BRUSSELS — European Union officials urged a crackdown on widespread government overspending, trying to get a handle on the acute debt crisis that has threatened to sink their shared euro currency.
The proposal today from the EU’s executive commission advocated unprecedented scrutiny of countries’ spending plans even before they go to parliaments — and serious financial penalties for rulebreakers.
That would amount to a deepening of the ties that bind Europe’s currency union and would curtail some of member nations’ power over their own economies in an attempt to keep more reckless spenders like recently bailed-out Greece from dumping their debts on all 16 member countries.
EU Economy Commissioner Olli Rehn said the EU’s moves would ensure that national governments’ spending plans were “consistent with European objectives.” They will also “lead to a substantial deepening and prudent widening of the economic and monetary union,” he said.
Heavy government debt loads have raised fears of government default, financial panic and even the breakup of the eurozone — fears calmed for the moment by a euro750 billion ($1 trillion) bailout package announced Monday by eurozone countries and the International Monetary Fund.
The size of the EU fund initially lifted markets by reassuring them that countries would not default. But economists are saying the mere presence of that backstop for shaky government finances eases the pressure on national politicians to keep debt and deficit within strict limits, and that more available loans will not help if Europe doesn’t get a grip on running up debt in the first place.
The EU is now calling for governments to place more emphasis on cutting their mounting debt, replacing the EU’s existing focus on budget deficits — the yearly differences in public spending and income.
European governments have been loaded with debt from the high costs of saving banks and paying out far more to support economies and welfare systems during the recent recession. The EU average increased to 80 percent of national income, above the 60 percent legal limit originally set up to safeguard the euro.
EU Commission President Jose Manuel Barroso suggested that countries that aren’t doing enough to cut debt in good times should for the first time face real punishment — such as “imposing interest-bearing deposits” — essentially forcing governments to pay a financial penalty that could eventually be returned to them.
This adds another weapon to the EU executive’s paltry enforcement arsenal.
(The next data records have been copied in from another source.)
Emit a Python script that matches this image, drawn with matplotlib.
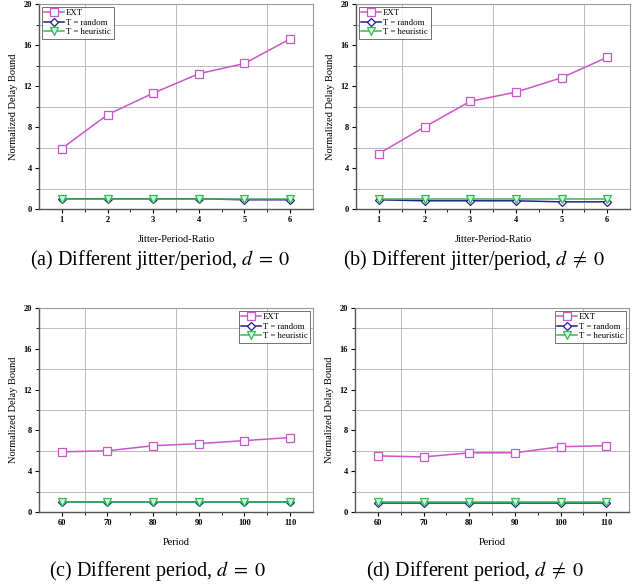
import numpy as np
import matplotlib.pyplot as plt
from matplotlib.ticker import MultipleLocator, FixedLocator

plt.rcParams['font.family'] = ['Liberation Serif', 'DejaVu Serif']
plt.rcParams['mathtext.fontset'] = 'stix'

# data
ratio = [1, 2, 3, 4, 5, 6]
period = [60, 70, 80, 90, 100, 110]

ext_a = [5.9, 9.2, 11.3, 13.2, 14.2, 16.6]
rnd_a = [1.0, 1.0, 1.0, 1.0, 0.9, 0.9]
heu_a = [1.0, 1.0, 1.0, 1.0, 1.0, 1.0]

ext_b = [5.4, 8.0, 10.5, 11.4, 12.8, 14.8]
rnd_b = [0.9, 0.8, 0.8, 0.8, 0.7, 0.7]
heu_b = [1.0, 1.0, 1.0, 1.0, 1.0, 1.0]

ext_c = [5.9, 6.0, 6.5, 6.7, 7.0, 7.3]
rnd_c = [1.0, 1.0, 1.0, 1.0, 1.0, 1.0]
heu_c = [1.0, 1.0, 1.0, 1.0, 1.0, 1.0]

ext_d = [5.5, 5.4, 5.8, 5.8, 6.4, 6.5]
rnd_d = [0.9, 0.9, 0.9, 0.9, 0.9, 0.9]
heu_d = [1.0, 1.0, 1.0, 1.0, 1.0, 1.0]

captions = ["(a) Different jitter/period, $d\\;=\\;0$",
            "(b) Different jitter/period, $d\\;\\neq\\;0$",
            "(c) Different period, $d\\;=\\;0$",
            "(d) Different period, $d\\;\\neq\\;0$"]

fig = plt.figure(figsize=(6.4, 5.88), dpi=100)

W, H = 640.0, 588.0
boxes = [(39, 4, 313, 209), (356, 4, 630, 209),
         (39, 308, 313, 512), (355, 308, 629, 512)]

panels = [(ratio, ext_a, rnd_a, heu_a, "Jitter-Period-Ratio", 'upper left'),
          (ratio, ext_b, rnd_b, heu_b, "Jitter-Period-Ratio", 'upper left'),
          (period, ext_c, rnd_c, heu_c, "Period", 'upper right'),
          (period, ext_d, rnd_d, heu_d, "Period", 'upper right')]

cap_pos = [(160, 260), (474, 260), (157, 571), (475, 571)]

for i, (x, ext, rnd, heu, xl, loc) in enumerate(panels):
    l, t, r, b = boxes[i]
    ax = fig.add_axes([l / W, 1 - b / H, (r - l) / W, (b - t) / H])
    ax.plot(x, ext, color='#cc55cc', lw=1.1, marker='s', ms=5.5,
            mfc='white', mec='#cc55cc', mew=0.9, label='EXT')
    ax.plot(x, rnd, color='#222288', lw=1.1, marker='D', ms=4.5,
            mfc='white', mec='#222288', mew=0.9, label='T = random')
    ax.plot(x, heu, color='#33bb55', lw=1.1, marker='v', ms=5.5,
            mfc='#ccffdd', mec='#33bb55', mew=0.9, label='T = heuristic')

    ax.set_ylim(0, 20)
    ax.yaxis.set_major_locator(MultipleLocator(4))
    ax.yaxis.set_minor_locator(MultipleLocator(2))
    if x == ratio:
        ax.set_xlim(0.5, 6.5)
        ax.set_xticks(ratio)
        ax.xaxis.set_minor_locator(FixedLocator([1.5, 2.5, 3.5, 4.5, 5.5]))
        vg = [1.5, 3.5, 5.5]
    else:
        ax.set_xlim(55, 115)
        ax.set_xticks(period)
        ax.xaxis.set_minor_locator(FixedLocator([65, 75, 85, 95, 105]))
        vg = [65, 85, 105]
    for v in vg:
        ax.axvline(v, color='#bbbbbb', lw=0.7, zorder=0)
    for h in [2, 6, 10, 14, 18]:
        ax.axhline(h, color='#bbbbbb', lw=0.7, zorder=0)

    ax.tick_params(axis='both', which='major', labelsize=6, length=3,
                   width=0.8, direction='out', pad=2)
    ax.tick_params(axis='both', which='minor', length=2, width=0.6,
                   direction='out')
    for lab in ax.get_xticklabels() + ax.get_yticklabels():
        lab.set_fontweight('bold')
    for s in ['left', 'bottom']:
        ax.spines[s].set_color('#555555')
        ax.spines[s].set_linewidth(1.0)
    for s in ['top', 'right']:
        ax.spines[s].set_color('#999999')
        ax.spines[s].set_linewidth(0.8)

    ax.set_xlabel(xl, fontsize=7.5, labelpad=8)
    ax.set_ylabel("Normalized Delay Bound", fontsize=7.5, labelpad=4)

    leg = ax.legend(loc=loc, fontsize=6.3, frameon=True, fancybox=False,
                    borderpad=0.3, labelspacing=0.15, handlelength=2.3,
                    handletextpad=0.2, borderaxespad=0.3, markerscale=1.0)
    leg.get_frame().set_edgecolor('#333333')
    leg.get_frame().set_linewidth(0.6)

    cx, cy = cap_pos[i]
    fig.text(cx / W, 1 - cy / H, captions[i], fontsize=14.5,
             ha='center', va='center')

fig.savefig("out.png", dpi=100)
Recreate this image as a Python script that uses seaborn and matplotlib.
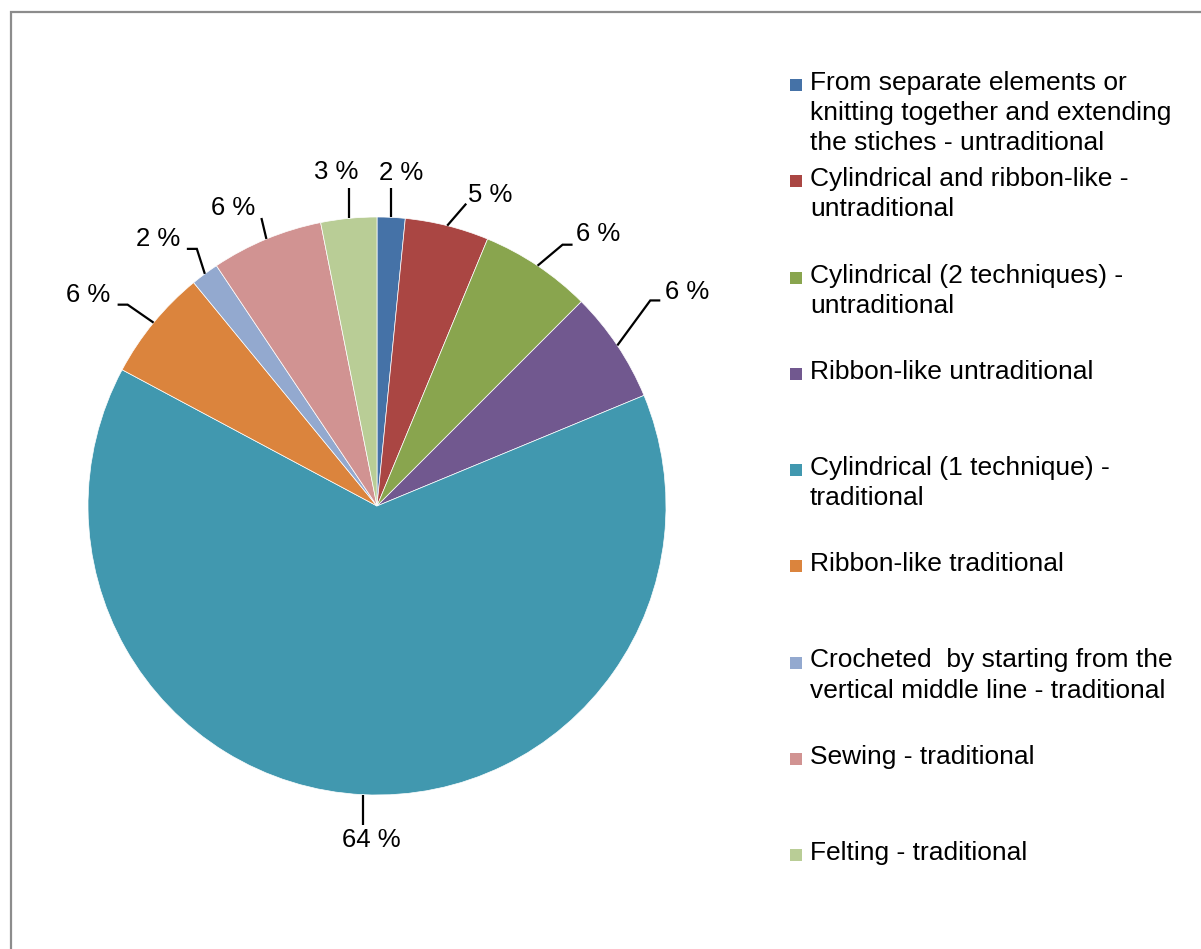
import matplotlib
matplotlib.use("Agg")
import matplotlib.pyplot as plt
import seaborn as sns
import numpy as np
from matplotlib.patches import Rectangle

# ---- data ----
categories = [
    "From separate elements or\nknitting together and extending\nthe stiches - untraditional",
    "Cylindrical and ribbon-like -\nuntraditional",
    "Cylindrical (2 techniques) -\nuntraditional",
    "Ribbon-like untraditional",
    "Cylindrical (1 technique) -\ntraditional",
    "Ribbon-like traditional",
    "Crocheted  by starting from the\nvertical middle line - traditional",
    "Sewing - traditional",
    "Felting - traditional",
]
counts = [1, 3, 4, 4, 41, 4, 1, 4, 2]
colors = ["#4572A7", "#AA4643", "#89A54E", "#71588F", "#4198AF",
          "#DB843D", "#93A9CF", "#D19392", "#B9CD96"]

# ---- label styling (pixel offsets) ----
leader = [(0, -29), (19, -22), (25, -21), (33, -45), (0, 30),
          (-26, -18), (-8, -25), (-5, -21), (0, -30)]
tail = [0, 0, 10, 10, 0, -10, -10, 0, 0]
label_off = [(10, -15), (24, -9), (26, -11), (27, -8), (8, 15),
             (-29, -10), (-29, -10), (-28, -10), (-12, -16)]

sns.set_theme(style="white")
plt.rcParams['font.family'] = ['Liberation Sans', 'DejaVu Sans']

W, H = 1201, 949
fig = plt.figure(figsize=(W / 100, H / 100), dpi=100)
fig.patch.set_facecolor("white")
ax = fig.add_axes([0, 0, 1, 1])
ax.set_facecolor("white")

palette = sns.color_palette(colors)
wedges, _ = ax.pie(counts, colors=palette, startangle=90, counterclock=False,
                   radius=1.0, wedgeprops=dict(edgecolor="white", linewidth=0.5))

cx, cy, R = 377, 506, 289
ax.set_xlim(-cx / R, (W - cx) / R)
ax.set_ylim(-(H - cy) / R, cy / R)
ax.set_aspect("auto")
ax.axis("off")

FS = 18.5
total = sum(counts)
for i, (w, c) in enumerate(zip(wedges, counts)):
    pct = 100.0 * c / total
    ang = np.deg2rad((w.theta1 + w.theta2) / 2)
    x0, y0 = np.cos(ang), np.sin(ang)
    x1 = x0 + leader[i][0] / R
    y1 = y0 - leader[i][1] / R
    x2 = x1 + tail[i] / R
    y2 = y1
    ax.plot([x0, x1, x2], [y0, y1, y2], color="black", lw=1.6,
            solid_capstyle="butt", solid_joinstyle="miter")
    tx = x2 + label_off[i][0] / R
    ty = y2 - label_off[i][1] / R
    ax.text(tx, ty, f"{pct:.0f} %", ha="center", va="center",
            fontsize=FS, color="black")

# ---- legend (manual, Excel-like slots) ----
first_y = 83
slot = 96.25
LFS = 19
for i, (lab, col) in enumerate(zip(categories, palette)):
    yc = first_y + i * slot
    fig.patches.append(Rectangle((790 / W, 1 - (yc + 8) / H), 12 / W, 12 / H,
                                 transform=fig.transFigure, facecolor=col,
                                 edgecolor="none"))
    fig.text(810 / W, 1 - (yc - 12) / H, lab, ha="left", va="top",
             fontsize=LFS, linespacing=1.32, color="black")

# ---- outer border ----
fig.patches.append(Rectangle((10.5 / W, -0.1), 1.2, 1 - 12 / H + 0.1,
                             transform=fig.transFigure, facecolor="none",
                             edgecolor="#8c8c8c", linewidth=1.6))

fig.savefig("out.png", dpi=100, facecolor="white")
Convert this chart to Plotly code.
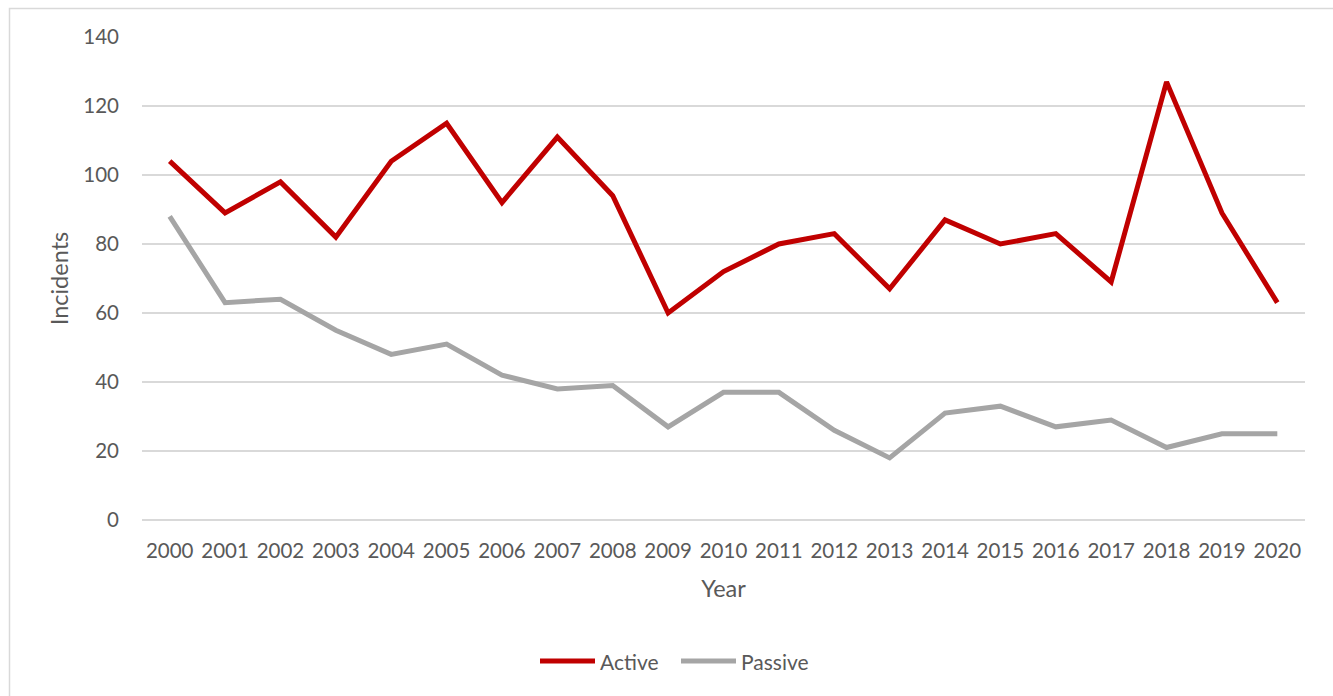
import plotly.graph_objects as go

# Yearly incident counts
years = [str(y) for y in range(2000, 2021)]
active = [104, 89, 98, 82, 104, 115, 92, 111, 94, 60, 72, 80, 83, 67, 87, 80, 83, 69, 127, 89, 63]
passive = [88, 63, 64, 55, 48, 51, 42, 38, 39, 27, 37, 37, 26, 18, 31, 33, 27, 29, 21, 25, 25]
y_ticks = [0, 20, 40, 60, 80, 100, 120, 140]

series = [("Active", active, "#c00000"), ("Passive", passive, "#a5a5a5")]

FONT = "Lato"
TEXT = "#595959"
GRID = "#d9d9d9"
LINE_W = 5

fig = go.Figure()
for name, vals, color in series:
    fig.add_trace(go.Scatter(x=years, y=vals, name=name, mode="lines",
                             line=dict(color=color, width=LINE_W),
                             showlegend=False))

L, R, T, B = 142, 28, 37, 176
W, H = 1333, 696
pw, ph = W - L - R, H - T - B


def px_x(p):
    return (p - L) / pw


def px_y(p):
    return (H - B - p) / ph


# Legend drawn below the axis title: a long key line followed by its label
shapes = [dict(type="rect", xref="paper", yref="paper",
               x0=px_x(9.5), x1=1.2, y0=-0.6, y1=px_y(8.5),
               line=dict(color=GRID, width=1.5), fillcolor="rgba(0,0,0,0)",
               layer="below")]
annotations = []
legend_y = 661
key_starts = [540, 681]
for (name, _, color), x0 in zip(series, key_starts):
    shapes.append(dict(type="line", xref="paper", yref="paper",
                       x0=px_x(x0), x1=px_x(x0 + 55), y0=px_y(legend_y), y1=px_y(legend_y),
                       line=dict(color=color, width=LINE_W)))
    annotations.append(dict(text=name, xref="paper", yref="paper",
                            x=px_x(x0 + 58), y=px_y(legend_y), xanchor="left",
                            yanchor="middle", showarrow=False,
                            font=dict(family=FONT, size=21, color=TEXT)))

fig.update_layout(
    width=W, height=H,
    margin=dict(l=L, r=R, t=T, b=B),
    paper_bgcolor="white", plot_bgcolor="white",
    font=dict(family=FONT, size=20.5, color=TEXT),
    showlegend=False,
    xaxis=dict(type="category", range=[-0.5, 20.5], showgrid=False,
               showline=False, ticks="", ticklabelstandoff=16,
               title=dict(text="Year", standoff=20, font=dict(size=23.5, color=TEXT))),
    yaxis=dict(range=[0, 140], tickvals=y_ticks, showgrid=True, gridcolor=GRID,
               gridwidth=1.5, zeroline=True, zerolinecolor=GRID, zerolinewidth=1.5,
               showline=False, ticks="", ticklabelstandoff=22,
               title=dict(text="Incidents", standoff=8, font=dict(size=23.5, color=TEXT))),
    shapes=shapes,
    annotations=annotations,
)

fig.write_html("out.html")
It currently has the possibility of punishing badly behaving governments by holding back EU funding for major infrastructure projects.
“Without sanctions it will not be enough in credibility,” Barroso told reporters. “It is important for member states to respect the stability and growth pact.”
In practice, the EU suggestions would see eurozone governments jointly monitor each others’ economies and could mean that EU finance ministers would discuss budget programs with other EU nations before they put them to their own parliaments — a radical change to the powers that nations have over their own economies.
Barroso said he believed national lawmakers would support their governments having a say over other eurozone budgets because the current crisis has show the “huge ramifications” and costs to the group of each country going it alone with reckless spending.
“What we are suggesting is for there to be an assessment of draft budgets and see if this fits in well with what goes on elsewhere in Europe because national measures have an effect on others,” he said.
“You can’t have a monetary union without an economic union and this is the absolute prerequisite for having monetary union,” he said.
If countries “don’t want that then it’s better to forget monetary union altogether,” he said. “We have to do this or we will suffer the consequences of decisions taken by others.”
The EU also wants member states to coordinate economic policies ahead of time among themselves so they don’t “put at risk the stability of the other member states” by running up major trade deficits — like Greece — and surpluses — like Germany or the Netherlands.
Barroso said he wanted the EU to make recommendations to these countries to curb such imbalances — which could see the EU lecture Germany to do far more to boost sluggish domestic demand for goods and services.
The proposals would extend the EU’s current narrow oversight for budgets to the entire economy, saying this is crucial to prevent the kind of debt mountains that have caused the euro to slide in value against the dollar and forced Greece to seek financial help from EU nations.
The EU commission will need the backing of EU governments before it can draft more detailed rules for them to vote on and put in place.
The executive also says it will also come up with “permanent crisis resolution” plan to replace the euro750 billion package of funds and debt guarantees agreed Monday for the next three years.
As a result of the bailout agreement, all eurozone countries in effect agree to shoulder the debts of countries that run into trouble — a commitment that troubles many in Germany, Europe’s richest nation, which only reluctantly backed the deal.